Later Depeche Mode albums may not have reached the same levels of popularity as before. Nonetheless, they still appealed to their audience and it continued to grow. The band has evolved to add more rock elements with a guitar twist. Unfortunately, longtime band member and founder Andy Fletcher has passed away in 2022.
When you watch Depeche Mode, you won’t see a guitar frontman or even a bass player. It is just Dave Gahan (vocals), with Martin Gore and Andy Fletcher on keyboard synthesizers (previously also included Vince Clark and Alan Wilder). It is actually like your typical modern electronic music band you would see in Coachella or other music festivals.
In Depeche Mode’s music production, synthesizers and sequencers were used and the albums were mixed in the conventional way. This made use of multitrack tape and analogue desks for archiving. The tapes can be remastered to produce a reengineered track, which was done when the updated (DVD) tracks were released.
The synthesizer is at the heart of Depeche Mode’s music. If you ever wonder why the band does not have a bassist or anyone playing a bass guitar during their live performances, it is because it can all be created using synthesizers. The band uses a MiniMoog Model D and ARP 2600 (in “Enjoy the Silence”)to play the bass sound in some of their tracks. Also used is the Roland Promars with a CV/gate with external sequencer. These are just some of the instruments used since the band has indicated different types in their catalogue.
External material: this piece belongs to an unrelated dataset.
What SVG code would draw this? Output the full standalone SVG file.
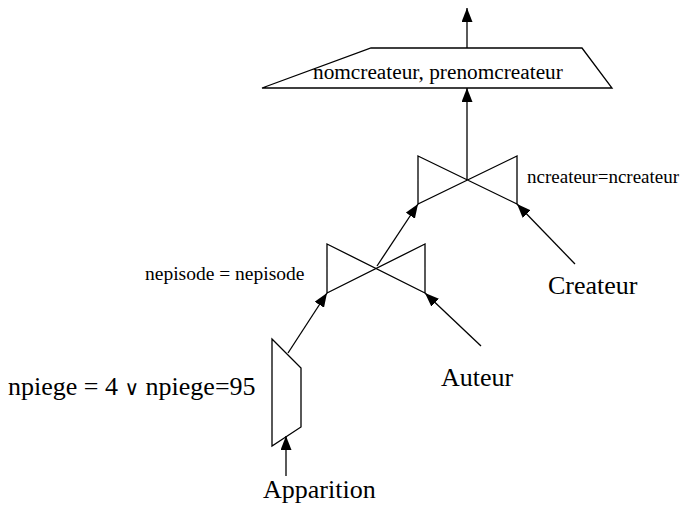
<svg xmlns="http://www.w3.org/2000/svg" width="683" height="511" viewBox="0 0 683 511">
<style>
.s{fill:none;stroke:#000;stroke-width:1.3}
.f{fill:#fff;stroke:#000;stroke-width:1.3}
.c{stroke:#000;stroke-width:1.3;fill:none;marker-end:url(#ah)}
text{font-family:"Liberation Serif","Times New Roman",serif;fill:#000}
</style>
<defs>
<marker id="ah" markerUnits="userSpaceOnUse" markerWidth="14" markerHeight="11" viewBox="0 0 14 11" refX="14" refY="5.5" orient="auto">
<path d="M0,0 L14,5.5 L0,11 z" fill="#000"/>
</marker>
</defs>
<g id="projection">
<polygon class="f" points="262,88 371,48 582,48 612,88"/>
<text x="313" y="79" font-size="21.3">nomcreateur, prenomcreateur</text>
</g>
<g id="join-top">
<path class="s" d="M418,156 L517,204 L517,156 L418,204 Z"/>
<text x="527" y="183" font-size="19">ncreateur=ncreateur</text>
</g>
<g id="join-bottom">
<path class="s" d="M327,244 L425,293 L425,244 L327,293 Z"/>
<text x="145" y="280" font-size="19.5">nepisode = nepisode</text>
</g>
<g id="selection">
<polygon class="f" points="272,339 301,368 301,427 272,446"/>
<text x="8" y="395" font-size="26">npiege = 4 <tspan font-family="'DejaVu Serif',serif" font-size="20">∨</tspan> npiege=95</text>
</g>
<g id="createur"><text x="548" y="294" font-size="26">Createur</text></g>
<g id="auteur"><text x="441" y="386" font-size="26">Auteur</text></g>
<g id="apparition"><text x="263" y="498" font-size="26">Apparition</text></g>
<g id="connectors">
<line class="c" x1="467" y1="48" x2="467" y2="8"/>
<line class="c" x1="467" y1="180" x2="467" y2="88"/>
<line class="c" x1="377" y1="266" x2="418" y2="204"/>
<line class="c" x1="575" y1="264" x2="517" y2="204"/>
<line class="c" x1="481" y1="346" x2="425" y2="293"/>
<line class="c" x1="288" y1="353" x2="327" y2="293"/>
<line class="c" x1="286" y1="476" x2="286" y2="436"/>
</g>
</svg>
Depeche Mode also use drum machines, prior to having an actual drummer in the band (Christian Eigner). A characteristic of that early sound was the crisp and clear beats. It sounds so artificial though, like a robot playing on repeat. Some sources indicate that the band uses an ARP 2600, Korg KR55 and the Roland TR808. The introduction of a drummer did change the drum beats. It brings a more organic audio fidelity to the listener, but that does not change the band’s overall sound. It is just as fun to watch Depeche Mode live or listening to their older tracks on CD.
While it seems that the studios or the band itself were handling the archiving of music tracks and material, they come in all sorts of formats. They used Atari sequencer sessions, hard disk recordings, multitrack and stereo tape masters. Just putting all that together to remaster a track can be daunting, but today it can be accomplished much easier through digital techniques with the help of software like Protools.
How To Best Listen To DM
This is for the audiophiles who want to find the best EQ settings for listening to DM music. Here are some suggestions.
- 100–250Hz for the kick drums. This rounds the range between the bottom low and more hiss at the high (> 300Hz).
- 6–8kHz for snare drums to give it a presence in your ear, so it doesn’t sound too weak.
- 1–8kHz for cymbals and hi-hats. Higher frequencies (< 8kHz) brings clarity to the sound.
- 1–6KHz for bass if you are not too attuned to low frequencies.
- 100–250Hz for bass if you are more on the low end beats.
While electronic music seems artificial and easy to create, that is a big misconception. Depeche Mode are actual musicians, who know how to play a multitude of musical instruments. In order to understand how to synthesize bass lines, guitar riffs and drum beats requires knowledge of playing those instruments. While today a musician can just play tracks of an instrument without knowing how to play that instrument, there is a difference when it comes to composition.
Depeche Mode has inspired electronic musicians with their unique sound, that has been identified with the eighties though it is still relevant to this day. Bands from across music genres have also been influenced by Depeche Mode. Linkin Park, The Killers, Muse and Gwen Stefani have cited the band as an influence. The band introduced how electronic music can be in their many forms as they evolved through the years, and for that we get sounds that stand the test of time.